La société civile, consciente de l’urgence climatique et écologique, manifeste un intérêt croissant pour la notion d’écocide et sa potentielle reconnaissance juridique. Des figures telles que Valérie Cabanes, juriste et essayiste, ont contribué à des mouvements significatifs comme l’initiative citoyenne européenne End Ecocide in Europe, poussant à l’inscription de l’écocide dans le marbre des législations.

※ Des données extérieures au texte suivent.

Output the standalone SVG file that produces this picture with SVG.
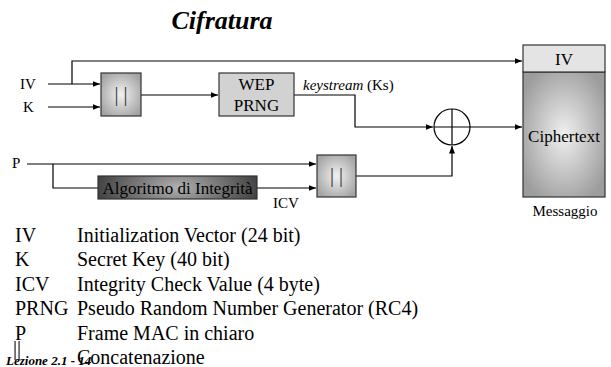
<svg xmlns="http://www.w3.org/2000/svg" width="611" height="367" viewBox="0 0 611 367">
<style>
text{font-family:"Liberation Serif","Times New Roman",serif;fill:#000}
.lbl{font-size:15px}
.leg{font-size:20px}
.bar{font-size:20px;fill:#333}
.ln{fill:none;stroke:#000;stroke-width:1.2}
.box{stroke:#333;stroke-width:1.2}
</style>
<defs>
<marker id="ar" markerWidth="8" markerHeight="7" refX="7.5" refY="3.5" orient="auto" markerUnits="userSpaceOnUse">
<path d="M0,0.5 L7.5,3.5 L0,6.5 Z" fill="#000"/>
</marker>
<radialGradient id="gLight" cx="0.5" cy="0.5" r="0.6">
<stop offset="0" stop-color="#f2f2f2"/>
<stop offset="1" stop-color="#a3a3a3"/>
</radialGradient>
<radialGradient id="gCipher" cx="0.5" cy="0.5" r="0.6">
<stop offset="0" stop-color="#f0f0f0"/>
<stop offset="1" stop-color="#9c9c9c"/>
</radialGradient>
<radialGradient id="gDark" cx="0.5" cy="0.5" r="0.55" gradientTransform="translate(0.5 0.5) scale(1 3) translate(-0.5 -0.5)">
<stop offset="0" stop-color="#b0b0b0"/>
<stop offset="1" stop-color="#3a3a3a"/>
</radialGradient>
</defs>

<text x="222" y="29" text-anchor="middle" style="font-size:26px;font-weight:bold;font-style:italic">Cifratura</text>

<g id="connectors">
<path class="ln" d="M48,84 H100" marker-end="url(#ar)"/>
<path class="ln" d="M72,84 V61 H522" marker-end="url(#ar)"/>
<path class="ln" d="M48,107 H100" marker-end="url(#ar)"/>
<path class="ln" d="M141,95 H218" marker-end="url(#ar)"/>
<path class="ln" d="M294,95 H355 V127 H433" marker-end="url(#ar)"/>
<path class="ln" d="M470,127 H522" marker-end="url(#ar)"/>
<path class="ln" d="M27,164 H316" marker-end="url(#ar)"/>
<path class="ln" d="M53,164 V188 H98"/>
<path class="ln" d="M257,188 H316" marker-end="url(#ar)"/>
<path class="ln" d="M356,176 H452 V146" marker-end="url(#ar)"/>
</g>

<g id="in-IV"><text class="lbl" x="20" y="89">IV</text></g>
<g id="in-K"><text class="lbl" x="23" y="112">K</text></g>
<g id="in-P"><text class="lbl" x="12" y="168">P</text></g>

<g id="concat1">
<rect class="box" x="101" y="73" width="40" height="43" fill="url(#gLight)"/>
<text class="bar" x="121" y="101" text-anchor="middle">| |</text>
</g>

<g id="wep-prng">
<rect class="box" x="219" y="73" width="75" height="43" fill="#d2d2d2"/>
<text x="256.5" y="90" text-anchor="middle" style="font-size:17px">WEP</text>
<text x="256.5" y="111" text-anchor="middle" style="font-size:17px">PRNG</text>
</g>

<g id="keystream-label">
<text x="303" y="90" style="font-size:15px"><tspan font-style="italic">keystream</tspan> (Ks)</text>
</g>

<g id="xor">
<circle cx="452" cy="127" r="18" fill="#fff" stroke="#000" stroke-width="1.2"/>
<path class="ln" d="M434,127 H470 M452,109 V145"/>
</g>

<g id="integrity">
<rect class="box" x="98" y="176" width="159" height="23" fill="url(#gDark)"/>
<text x="177.5" y="194" text-anchor="middle" style="font-size:17px">Algoritmo di Integrità</text>
</g>

<g id="icv-label"><text class="lbl" x="273" y="208">ICV</text></g>

<g id="concat2">
<rect class="box" x="317" y="155" width="39" height="42" fill="url(#gLight)"/>
<text class="bar" x="336.5" y="182" text-anchor="middle">| |</text>
</g>

<g id="messaggio">
<rect class="box" x="523" y="72" width="82" height="125" fill="url(#gCipher)"/>
<rect class="box" x="523" y="45" width="82" height="27" fill="#e4e4e4"/>
<text x="564" y="65" text-anchor="middle" style="font-size:17px">IV</text>
<text x="564" y="142" text-anchor="middle" style="font-size:17px">Ciphertext</text>
<text x="565" y="216" text-anchor="middle" style="font-size:15px">Messaggio</text>
</g>

<g id="legend">
<text class="leg" x="15" y="242">IV</text><text class="leg" x="77" y="242">Initialization Vector (24 bit)</text>
<text class="leg" x="15" y="266">K</text><text class="leg" x="77" y="266">Secret Key (40 bit)</text>
<text class="leg" x="15" y="291">ICV</text><text class="leg" x="77" y="291">Integrity Check Value (4 byte)</text>
<text class="leg" x="15" y="315">PRNG</text><text class="leg" x="77" y="315">Pseudo Random Number Generator (RC4)</text>
<text class="leg" x="15" y="340">P</text><text class="leg" x="77" y="340">Frame MAC in chiaro</text>
<text class="leg" x="13" y="355">||</text><text class="leg" x="77" y="364">Concatenazione</text>
</g>

<text x="6" y="365" style="font-size:13px;font-weight:bold;font-style:italic">Lezione 2.1 - 14</text>
</svg>
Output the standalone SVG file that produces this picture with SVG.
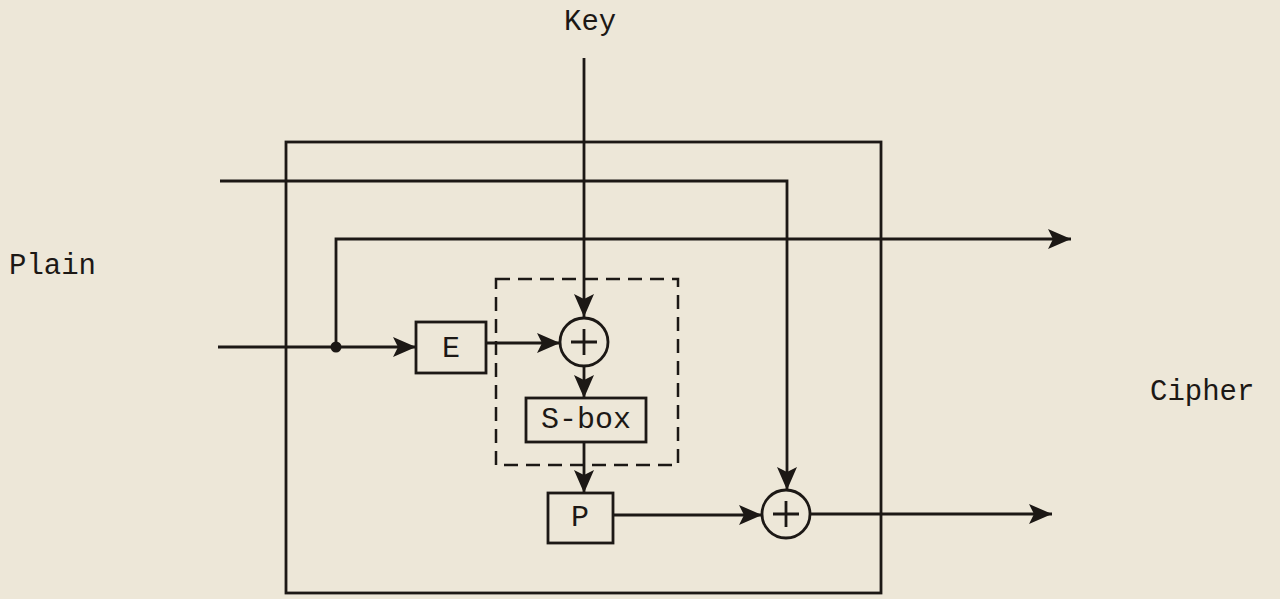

La Charte de Bruxelles, à laquelle Cabanes a participé, appelle à la reconnaissance de l’écocide comme crime contre la paix, témoignant de l’implication des citoyens et de leur volonté de voir les lois évoluer.

L’association Notre Affaire à Tous illustre cette mobilisation : engagée dans la lutte contre le réchauffement climatique, elle œuvre pour que la justice reconnaisse la responsabilité des grands pollueurs. En France, cette dynamique a pris corps avec la première affaire suivie par le Cabinet Kaizen Avocat devant le Tribunal judiciaire de Marseille, où les actions d’une entreprise ont été qualifiées d’écocide. Ce cas, bien qu’isolé, pourrait préfigurer de nombreux autres, où les acteurs économiques et politiques seraient tenus responsables de leurs atteintes à l’environnement.

La réception de ces initiatives par le public et les institutions révèle une prise de conscience collective de la nécessité de protéger notre planète. La reconnaissance du crime d’écocide, portée par des actions concrètes et des propositions législatives, s’inscrit dans une démarche de justice transitionnelle écologique. Elle répond à un appel mondial à traiter la crise écologique avec la gravité qu’elle commande, ouvrant la voie à des changements juridiques majeurs et à une responsabilisation accrue des acteurs à tous les échelons.